EdBookFest | William Dalrymple and David Robison
‘Place yourselves on the step between Persia and Afghanistan in the year 1837, as you watch the newly coronated Shah of Iran march to Herat.’ So began William Dalrymple’s immensely gripping book festival talk. As with many things in life, the first Anglo-Afghan conflict came down to money – Greed for it and then failure to find it. William Dalrymple explores this conflict and the ripples we still feel from it today in his latest work ‘Return of a King: The Battle For Afghanistan.’ The Historical work follows the development and disintegration of the 19th Century (and first of many in that region) Anglo-Afghan conflict. Notionally in conversation with David Robinson, Books Editor for the Scotsman, Dalyrymple instead dominated the stage with his professorial-like delivery and wealth of knowledge.
A dazzling 40-minute summary of the key moments of the entire conflict was volleyed at the audience, beginning with a chance encounter between a lost East India Company intelligence officer and some Russian Cossacks in the middle of the desert. The disturbing parallels between our own Afghan war and the trumped up WMD claims soon became apparent, and were a sign of what one senses will be an undercurrent of the book: we are idiots, who fail to learn from the past. One hopes the recent military focus on Syria will not proceed so ignorant of the past as some of our previous efforts. One Brit, making the case for the use of force in Afghanistan in 1837 stated that ‘he who is not with us is against us’, and sentiment eerily reminiscent of Bush’s post 9/11 rhetoric. The immense speeding up of conflict in both situations is telling.
In opposition to this, Dalyrmple tells us of Abdullah Khan Achak’s observation (which was part of a speech responsible for spurring the Afghans into rebellion) that ‘the English will ride the donkey of desire into the field of stupidity’, and links it to an anecdote from his time researching the book. After narrowly avoiding a firefight, Dalyrmple spoke to some local Afghan leaders about their perceptions of the Western world which seems constantly to be invading them. ‘We are the roof of the world’, they told him, ‘from here you can see everywhere’. The appeal of Afghanistan isn’t lost on its inhabitants then, but they are also aware of the impossibility of making anything from it. The simple fact that thus far there’s been no money to be made in the region has always driven aggressors away before local force could.
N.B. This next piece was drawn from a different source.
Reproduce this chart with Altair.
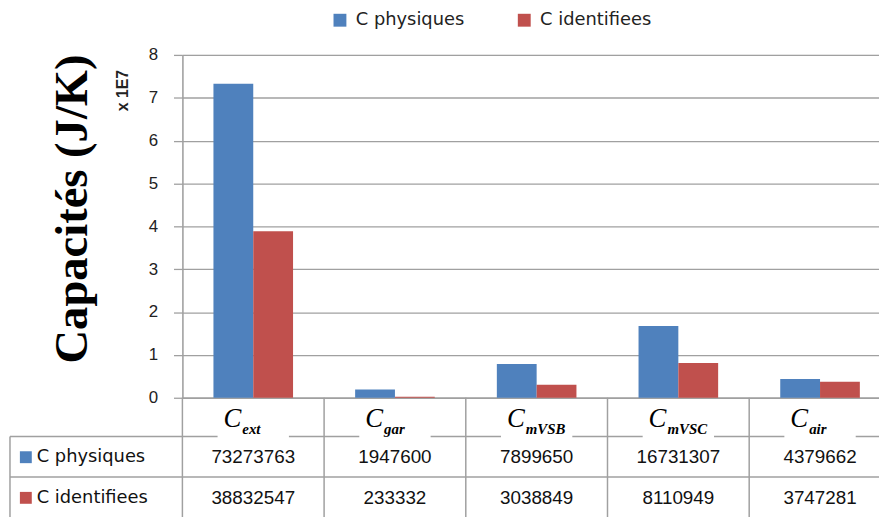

This doesn’t stop greedy eyes from constantly sizing the region up though. ‘[These are] the last days of the Americans. Next, it will be China.’
Reflecting on the Afghan conflict of our own lifetime, Dalrymple lamented the gross misuse of funds in the region: ‘every time we dropped a daisy cutter, we could have built a school’. The money we spent on military aggression could have been used to build Afghanistan as nation and into a strong ally. Much like Iraq, we ‘were treated as liberators’ there initially, but, as Dalrymple notes ‘we overstayed our welcome by thirteen years’. Our own inflated ideas of authority and reputation have been the stumbling blocks of two Afghan wars, one Iraq, and now, perhaps, a Syrian. Dalyrmple’s latest book is less a history lesson and more a how-not-to for the future.